PORTLAND, Maine — The number of young lobsters is declining in the Gulf of Maine despite years of record-breaking harvests, a University of Maine marine scientist has warned.
Rick Wahle quantifies the population of baby lobsters in the gulf, a key lobster fishing area about the size of Wisconsin, at monitoring sites in New England and Canada every year. His American Lobster Settlement Index, released this month, shows monitoring sites from New Brunswick to Cape Cod had some of the lowest levels since the late 1990s or early 2000s.
The decline in baby lobsters represent an “early warning” of what might happen to the future of the lobster harvest, which is the source of a major fishery and a focus of the tourism industry in New England, Wahle said. Lobsters take several years to grow to legal harvesting size, so the drop in young lobsters would start to affect lobstermen in future years, he said.
“If we were to see a collapse in the lobster catch, it would mean that we’re already seven to eight years into a decline in the population,” Wahle said.
For over 10 years now, lobster egg production has been rising but the number of baby lobsters has been falling, Wahle said. Scientists and fishermen are working to better understand the changes in the lobster population and their potential ramifications for the environment and the economy.
Wahle said one factor could be a declining amount of a type of copepod that baby lobsters like to feed on. Another possibility is an increase in predators of young lobsters, he said. Wahle said scientists need to better understand those issues to help prepare for the future of the lobster fishery.
Maine accounts for the largest percentage of the U.S. lobster catch yearly, and the industry has been booming in recent years. The catch climbed to more than 130 million pounds last year, which was a record total according to state statistics that go back to the 19th century.

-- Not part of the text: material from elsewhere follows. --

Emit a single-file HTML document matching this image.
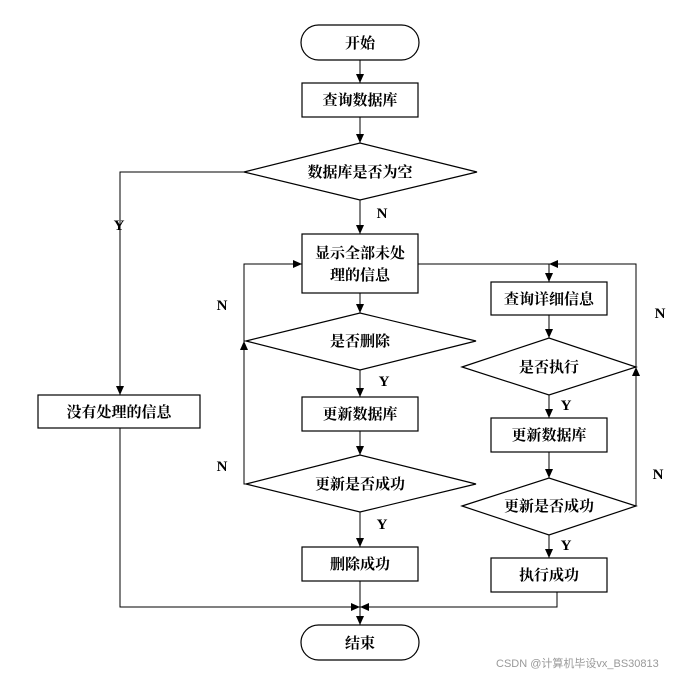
<!DOCTYPE html>
<html><head><meta charset="utf-8"><style>
body{margin:0;background:#fff}
text{font-family:"Liberation Serif","Noto Serif CJK SC",serif;font-weight:bold;font-size:15px;fill:#000}
</style></head><body>
<svg width="682" height="677" viewBox="0 0 682 677" xmlns="http://www.w3.org/2000/svg">
<defs><marker id="a" markerWidth="10" markerHeight="10" refX="9" refY="5" orient="auto" markerUnits="userSpaceOnUse"><path d="M0,1 L9,5 L0,9z" fill="#000"/></marker></defs>
<g fill="none" stroke="#000" stroke-width="1.2">
<rect x="301" y="25" width="118" height="35" rx="17.5"/>
<rect x="302" y="83" width="116" height="34"/>
<polygon points="244,172 360,143 477,172 360,200"/>
<rect x="302" y="234" width="116" height="59"/>
<polygon points="246,341 360,313 476,341 360,370"/>
<rect x="302" y="397" width="116" height="34"/>
<polygon points="246,484 360,455 476,484 360,512"/>
<rect x="302" y="547" width="116" height="34"/>
<rect x="301" y="625" width="118" height="35" rx="17.5"/>
<rect x="38" y="395" width="162" height="33"/>
<rect x="491" y="282" width="116" height="33"/>
<polygon points="462,367 549,338 636,367 549,395"/>
<rect x="491" y="418" width="116" height="34"/>
<polygon points="462,506 549,478 636,506 549,535"/>
<rect x="491" y="558" width="116" height="34"/>
</g>
<g fill="none" stroke="#000" stroke-width="1" marker-end="url(#a)">
<line x1="360" y1="60" x2="360" y2="83"/>
<line x1="360" y1="117" x2="360" y2="143"/>
<line x1="360" y1="200" x2="360" y2="234"/>
<line x1="360" y1="293" x2="360" y2="313"/>
<line x1="360" y1="370" x2="360" y2="397"/>
<line x1="360" y1="431" x2="360" y2="455"/>
<line x1="360" y1="512" x2="360" y2="547"/>
<line x1="360" y1="581" x2="360" y2="625"/>
<polyline points="244,172 120,172 120,395"/>
<polyline points="120,428 120,607 360,607"/>
<polyline points="557,592 557,607 360,607"/>
<polyline points="246,341 244,341 244,264 302,264"/>
<polyline points="246,484 244,484 244,341"/>
<polyline points="418,264 549,264 549,282"/>
<polyline points="636,367 636,264 549,264"/>
<polyline points="636,506 636,367"/>
<line x1="549" y1="315" x2="549" y2="338"/>
<line x1="549" y1="395" x2="549" y2="418"/>
<line x1="549" y1="452" x2="549" y2="478"/>
<line x1="549" y1="535" x2="549" y2="558"/>
</g>
<g text-anchor="middle">
<text x="360" y="48">开始</text>
<text x="360" y="105">查询数据库</text>
<text x="360" y="177">数据库是否为空</text>
<text x="360" y="258">显示全部未处</text>
<text x="360" y="280">理的信息</text>
<text x="360" y="346">是否删除</text>
<text x="360" y="419">更新数据库</text>
<text x="360" y="489">更新是否成功</text>
<text x="360" y="569">删除成功</text>
<text x="360" y="648">结束</text>
<text x="119" y="417">没有处理的信息</text>
<text x="549" y="304">查询详细信息</text>
<text x="549" y="372">是否执行</text>
<text x="549" y="440">更新数据库</text>
<text x="549" y="511">更新是否成功</text>
<text x="549" y="580">执行成功</text>
<text x="382" y="218">N</text>
<text x="119" y="230">Y</text>
<text x="222" y="310">N</text>
<text x="222" y="471">N</text>
<text x="384" y="386">Y</text>
<text x="382" y="529">Y</text>
<text x="660" y="318">N</text>
<text x="658" y="479">N</text>
<text x="566" y="410">Y</text>
<text x="566" y="550">Y</text>
</g>
<text x="496" y="667" style="font-family:'Liberation Sans','Noto Sans CJK SC',sans-serif;font-weight:normal;font-size:11px;fill:#999">CSDN @计算机毕设vx_BS30813</text>
</svg>
</body></html>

The total U.S. lobster catch was worth a record of more than $620 million in 2015, which is the most recent year for which statistics are available. It’s a lifeblood industry in Maine, and Wahle cautioned that “a downward trend in lobster production could significantly impact the state’s coastal economy in the future.”
David Cousens, the president of the Maine Lobstermen’s Association, agreed. He said he’s concerned about the Maine lobster fishery going the way of the southern New England fishery, which scientists have said has faded in the face of warming ocean waters.
“It isn’t encouraging. You’ve got to find out what’s causing it if we’re losing baby lobsters,” Cousens said. “And we need to do as much as we can to slow down global warming. That is critical to our existence.”
Wahle is co-chairing an international conference on lobster management this week in Portland. Environmental factors such as the impact of warming ocean waters on the lobster population are among the focuses of the event.